Les gosses peuvent regarder ce film. A bien y réfléchir, il n'est pas forcément plus violent ni plus choquant que la plupart des films d'action ou d'aventure qui sortent sur grand écran. En revanche, il est quasiment certain que, comme dans Le Pôle Express et Le Drôle de Noël de Scrooge, ils passeront à côté de plus de la moitié de ses qualités. L'avant-gardisme de la technologie, la cohérence redoutable de la direction artistique, l'ambition formelle éblouissante de chaque plan, la multitude de détails visuels et sonores, l'amplitude hégémonique du scénario qui parvient à conserver intact le souffle épique et poétique d'une chanson vieille comme le monde : tout ça a peu de chances d'être perçu par le spectateur habituel des dessins animés en image de synthèse.

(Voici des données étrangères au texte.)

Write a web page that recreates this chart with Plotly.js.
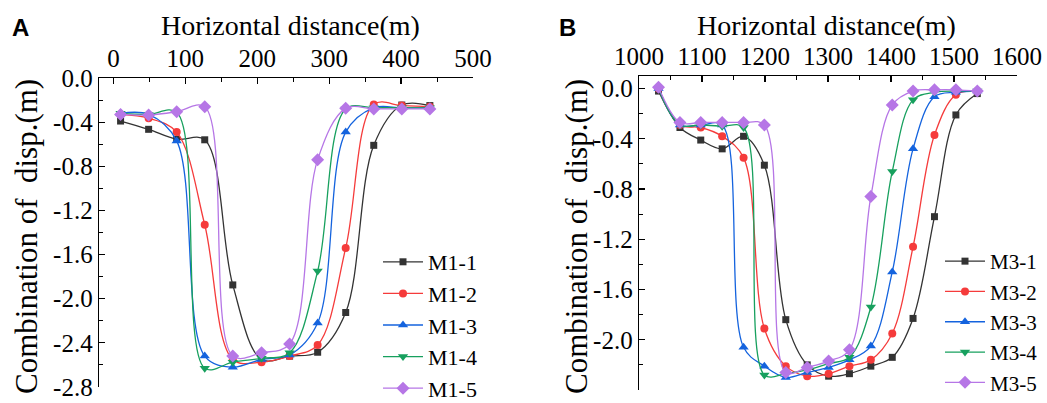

Même par rapport à Pixar, dont les films sont réputés être bourrés de niveaux de lecture, cette Légende de Beowulf peut rester particulièrement fière de ce qu'elle a accompli. Que ce soit en termes d'écritures, d'esthétique, d'atmosphère générale, c'est une quasi-certitude qu'on ne reverra aucun film de sa trempe. Ce n'est pas un film qui est mûr parce qu'il est violent ou parce qu'il contient du sexe (bien que ces éléments soient en partie responsables de son audience réduite) ; c'est un film qui est mûr parce qu'il fonctionne sur une grammaire cinématographique non seulement fondamentalement différente de ce qu'on rencontre habituellement sur son créneau, mais surtout qui a le courage d'aller au bout de toutes ses intentions. Franchement, c'est difficile à expliquer : La Légende de Beowulf, version Zemeckis, n'a pas vraiment d'équivalent. Sauf si l'on considère cette constante étrange de la neige, de la période de Noël et de la noirceur qu'elle engendre... même discours ténébreux, complexe, qui interroge le spectateur en le prenant au dépourvu : ce film devient alors, logiquement, à comparer aux seules autres productions Image Movers.